BTW, there were lot of clues in the story to tell the reader that it was a fictional one. When you read it maybe after a couple of months, you'd start seeing it just like how you saw new things while watching the same movie for the fourth time.

Pradeep Soundararajan said...

@ Rag (That's how I call you)

Thanks for your comment. After having worked with you, I think every team needs a person like you who can set a cool atmosphere, make testing look like awesome fun and help colleagues working hard.

You should consider writing, too.

sri said...

Even made up stories can be nonegotistical and interesting to read! But yours is too self-centered and not at all an interesting read. Michael Bolton talks about the subject in length, not about himself in length!

Pradeep Soundararajan said...

@Sri,

You have learnt that being egoistical and self centered is bad and you would never be able to spot the black swan.

If its not an interesting read, that's OK because for many others it was. Not that I don't care about people like you, I do care. Its just that I cant care for all readers with just one post.

sri said...

@Pradeep,

Your comments just confirm my earlier writing.

By the way, you're not the judge who can predict about other's capability. And you've also shown that you know nothing about communication & feedback on your first paragraph of the reply.

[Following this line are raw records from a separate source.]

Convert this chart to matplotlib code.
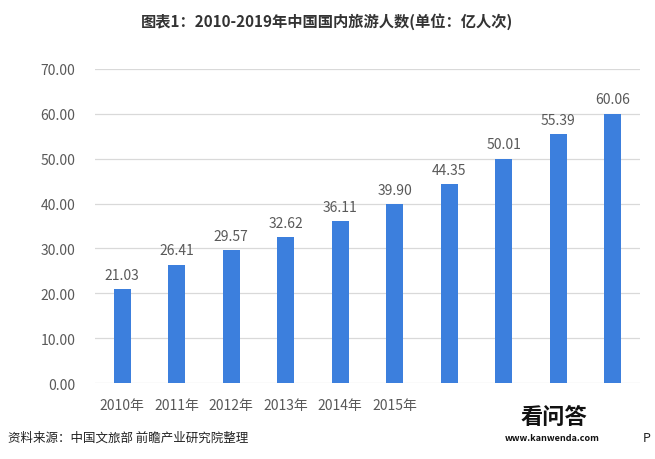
import matplotlib
matplotlib.use('Agg')
from matplotlib import pyplot as plt
import numpy as np

plt.rcParams['font.family'] = ['Noto Sans CJK SC', 'DejaVu Sans']

years = ['2010年', '2011年', '2012年', '2013年', '2014年', '2015年',
         '2016年', '2017年', '2018年', '2019年']
shown = ['2010年', '2011年', '2012年', '2013年', '2014年', '2015年', '', '', '', '']
visitors = [21.03, 26.41, 29.57, 32.62, 36.11, 39.90, 44.35, 50.01, 55.39, 60.06]
yticks = [0, 10, 20, 30, 40, 50, 60, 70]

grey = '#595959'

fig = plt.figure(figsize=(6.55, 4.6), dpi=100)
ax = fig.add_axes([0.145, 0.165, 0.832, 0.683])

x = np.arange(len(years))
ax.bar(x, visitors, width=0.31, color='#3C7FDD', zorder=3)
for xi, v in zip(x, visitors):
    ax.text(xi, v + 1.6, f'{v:.2f}', ha='center', va='bottom', fontsize=10, color=grey)

ax.set_xlim(-0.5, len(years) - 0.5)
ax.set_ylim(0, 70)
ax.set_yticks(yticks)
ax.set_yticklabels([f'{t:.2f}' for t in yticks], fontsize=10, color=grey)
ax.set_xticks(x)
ax.set_xticklabels(shown, fontsize=10, color=grey)
ax.tick_params(length=0, pad=11)
ax.tick_params(axis='y', pad=14)
ax.grid(axis='y', color='#D9D9D9', linewidth=0.9, zorder=0)
for s in ax.spines.values():
    s.set_visible(False)

fig.text(0.5, 0.952, '图表1：2010-2019年中国国内旅游人数(单位：亿人次)', ha='center', va='center',
         fontsize=11, fontweight='bold', color='#333333')
fig.text(0.012, 0.047, '资料来源：中国文旅部 前瞻产业研究院整理', ha='left', va='center',
         fontsize=9, color='#222222')
fig.text(0.795, 0.092, '看问答', ha='left', va='center', fontsize=16, fontweight='bold', color='#111111')
fig.text(0.77, 0.047, 'www.kanwenda.com', ha='left', va='center', fontsize=6.5, fontweight='bold',
         color='#111111')
fig.text(0.982, 0.047, 'P', ha='left', va='center', fontsize=9, color='#222222')

fig.savefig('out.png', dpi=100)
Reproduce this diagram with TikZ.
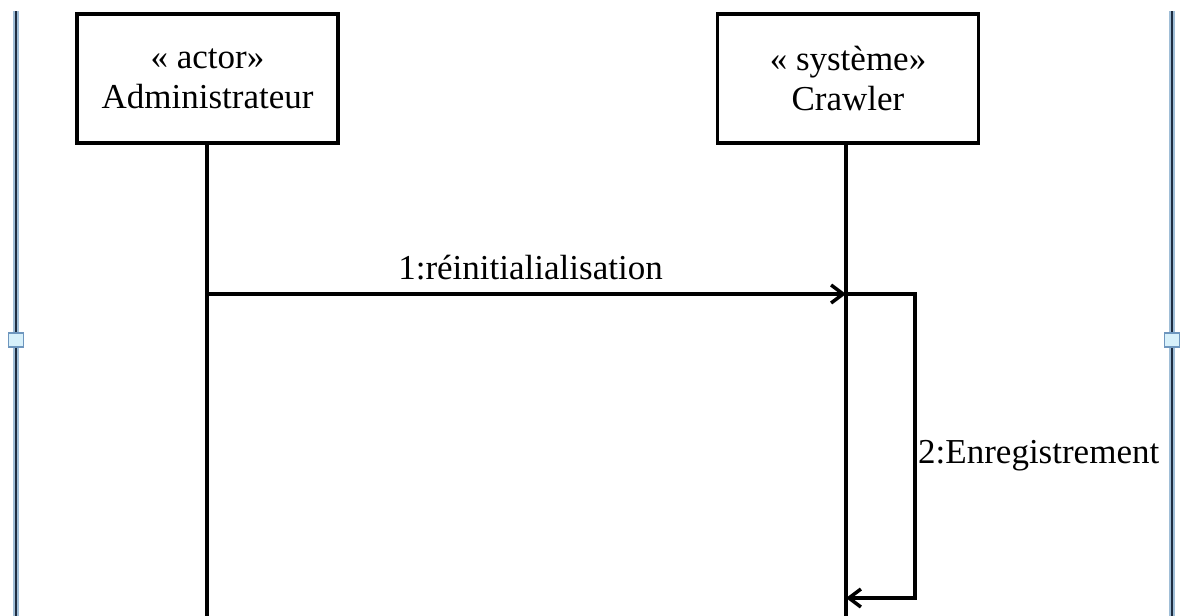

I hope and wish you'll also learn someday

Pradeep Soundararajan said...

@Sri,

I hope and wish you'll also learn someday

I know nothing about communication and feedback, agreed. Wonder with this little skill if I can attract so many readers and like you, why should I ever bother to improve on it.

Anonymous said...

you arrogant ass hole.

Pradeep Soundararajan said...

@Anonymous,

Thanks!

Anonymous said...

Pradeep! You rock as always.. India is proud of you.

Pradeep Soundararajan said...

@Anonymous,

I dont know if India is proud about me but I know I don't rock yet.